A partnership agreement contains the terms and conditions relating to partnership and the rules and regulations governing its management. It may be oral or in wiring. When the partners enter into a written agreement on a stamped paper, the document so produced is known as ‘Deed of Partnership’. A partnership deed embodies the rights and duties of the partners and also contains provisions relating to the management of partnership business. financial arrangement, settlement of accounts at the dissolution of the firm and so on. These terms and conditions are also known as articles of partnership.

A partnership deed should contain provisions relating to the following points:

1.    Names and Address. The names and the address of the partnership firm and its partners should be property recorded in the partnership deed. The firms name may be after the names of partners or it may be an imaginary name. But the firm’s name should not contain such words as Crown, Empress, Empire, Imperial, King, Queen, Royal which imply the sanction, approval or patronage of the Government.

2.    Nature and Duration of Business. The partnership deed should contain the mains subsidiary objectives for which the firm is started. If the period of partnership is fixed, it should also be started in the deed.

3.    Capital. The capital contributed by each partner into the partnership business should be written in the partnership deed.

4.    Profit and Loss Sharing Ratio. The profit and loss sharing ratio between the partners should be clearly stated. In case, a partner is entitled to profits only and is not liable to share the losses this fact should also be recorded.
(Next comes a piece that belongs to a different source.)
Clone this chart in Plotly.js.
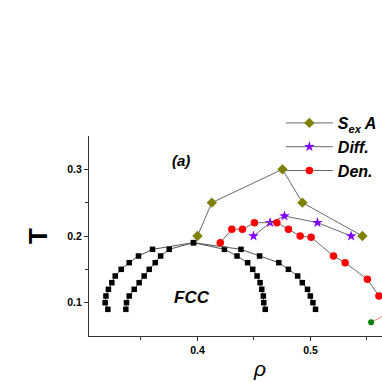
<!DOCTYPE html>
<html><head><meta charset="utf-8">
<script src="https://cdn.plot.ly/plotly-3.0.1.min.js"></script>
<style>html,body{margin:0;padding:0;overflow:hidden;background:#fff;width:382px;height:382px}#c{width:500px;height:382px}</style>
</head><body><div id="c"></div>
<script>
// FCC boundary (two loops sharing the top point)
const fccY = [0.09,0.10,0.11,0.12,0.13,0.14,0.15,0.16,0.17,0.18,0.19,0.18,0.17,0.16,0.15,0.14,0.13,0.12,0.11,0.10,0.09];
const fccOuterX = [0.3207,0.3183,0.3190,0.3212,0.3242,0.3272,0.3325,0.3396,0.3478,0.3602,0.3965,0.4239,0.4350,0.4444,0.4489,0.4528,0.4554,0.4569,0.4583,0.4587,0.4600];
const fccInnerX = [0.3366,0.3372,0.3396,0.3440,0.3484,0.3528,0.3573,0.3626,0.3674,0.3750,0.3965,0.4385,0.4550,0.4720,0.4805,0.4887,0.4928,0.4974,0.4999,0.5022,0.5045];
// S_ex anomaly
const sexX = [0.400,0.4127,0.4752,0.4929,0.546];
const sexY = [0.20,0.25,0.30,0.25,0.20];
// Diffusion anomaly
const diffX = [0.4496,0.4643,0.4770,0.5062,0.5360];
const diffY = [0.20,0.22,0.23,0.22,0.20];
// Density anomaly
const denX = [0.4202,0.4304,0.4398,0.4504,0.4703,0.4805,0.4909,0.5006,0.5204,0.5307,0.5504,0.5606];
const denY = [0.19,0.21,0.21,0.22,0.22,0.21,0.20,0.198,0.17,0.16,0.135,0.11];
// extra series (green point, pink line going off view)
const extraX = [0.5537,0.580];
const extraY = [0.0708,0.093];
const legendNames = ['S<sub>ex</sub> A','Diff.','Den.'];

const gray = '#6a6a6a';
const traces = [
  {x:fccOuterX,y:fccY,mode:'lines+markers',line:{color:'#555',width:1},marker:{symbol:'square',size:5.5,color:'#000'},showlegend:false},
  {x:fccInnerX,y:fccY,mode:'lines+markers',line:{color:'#555',width:1},marker:{symbol:'square',size:5.5,color:'#000'},showlegend:false},
  {x:extraX,y:extraY,mode:'lines+markers',line:{color:'#ff8080',width:1},marker:{symbol:'circle',size:6,color:['#008000','rgba(0,0,0,0)']},showlegend:false},
  {x:sexX,y:sexY,mode:'lines+markers',name:legendNames[0],line:{color:gray,width:1},marker:{symbol:'diamond',size:8,color:'#808000'}},
  {x:diffX,y:diffY,mode:'lines+markers',name:legendNames[1],line:{color:gray,width:1},marker:{symbol:'star',size:8,color:'#8000ff'}},
  {x:denX,y:denY,mode:'lines+markers',name:legendNames[2],line:{color:gray,width:1},marker:{symbol:'circle',size:7.5,color:'#ff0000'}}
];
const layout = {
  width:500,height:382,
  margin:{l:89,r:69,t:136,b:46,autoexpand:false},
  paper_bgcolor:'#fff',plot_bgcolor:'#fff',
  font:{family:'Liberation Sans, Arial, sans-serif',color:'#000'},
  xaxis:{range:[0.304,0.6067],showgrid:false,zeroline:false,showline:true,linecolor:'#333',linewidth:1,
    ticks:'outside',ticklen:4,tickcolor:'#333',tickvals:[0.4,0.5],ticktext:['0.4','0.5'],
    minor:{tickvals:[0.35,0.45,0.55],ticks:'outside',ticklen:3,tickcolor:'#333'},
    tickfont:{size:10.5,weight:'bold'},automargin:true,
    title:{text:'ρ',font:{size:21,style:'italic'},standoff:6}},
  yaxis:{range:[0.05,0.35],showgrid:false,zeroline:false,showline:true,linecolor:'#333',linewidth:1,
    ticks:'outside',ticklen:4,tickcolor:'#333',tickvals:[0.1,0.2,0.3],ticktext:['0.1','0.2','0.3'],
    minor:{tickvals:[0.15,0.25],ticks:'outside',ticklen:3,tickcolor:'#333'},
    tickfont:{size:10.5,weight:'bold'},automargin:true,
    title:{text:'T',font:{size:26,weight:'bold'},standoff:12}},
  legend:{x:0.561,y:1.15,xanchor:'left',yanchor:'top',itemwidth:47,bgcolor:'rgba(0,0,0,0)',font:{size:16,weight:'bold',style:'italic'},tracegroupgap:0},
  annotations:[
    {x:0.3856,y:0.3128,xref:'x',yref:'y',text:'(a)',showarrow:false,font:{size:15,weight:'bold',style:'italic'}},
    {x:0.3949,y:0.108,xref:'x',yref:'y',text:'FCC',showarrow:false,font:{size:17,weight:'bold',style:'italic'}}
  ]
};
Plotly.newPlot('c',traces,layout,{displayModeBar:false,staticPlot:true});
</script></body></html>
5.    Drawings. The amount which could be withdrawn by each partner should also be written to avoid disputes in the future.

6.    Interest on Capital. Partners may agree to receive interest at a specific rate on their capital investment. Similarly, they will be liable to pay interest on their drawings. This fact should also be stated clearly.

7.    Salary or Commission. The partnership agreement can provide specifically about the amount of salary, commission or any type of remuneration to be paid to a particular partner or to all.

8.    Division of Work. The partners can write in their agreement about the activities to be performed by each of them.

9.    Maintenance of Accounts. The partners can mention the system of maintaining the accounts of the firm.

10.    Goodwill of the Firm. Often the disputed are found among the partners about the valuation of the goodwill of the firm at the time of admission, retirement or death or even at the time of dissolving the firm. They should fix the formula or the basis for the computation of goodwill of the firm, so that the future disputes are avoided.

11.    Operation of Bank Account. Since every partner is entitled to act as an agent of the firm, he may claim to exercise his right of operation of bank account. However, they can specifically delegate their power to operate bank account to one or more partners and the norms of the operation of accounts can also be laid down by them.

12.    Arbitration Clause. If at any time, any dispute arises between the partners, they can refer the matter to some arbitrator instead of going to the court of law. In courts, not only time and money are wasted, but the reputation of the firm is also endangered.

13.    Miscellaneous Provisions. The partnership deed may also provide for other matters such as revaluation of asset, dissolution of partnership, loans, from partners, etc.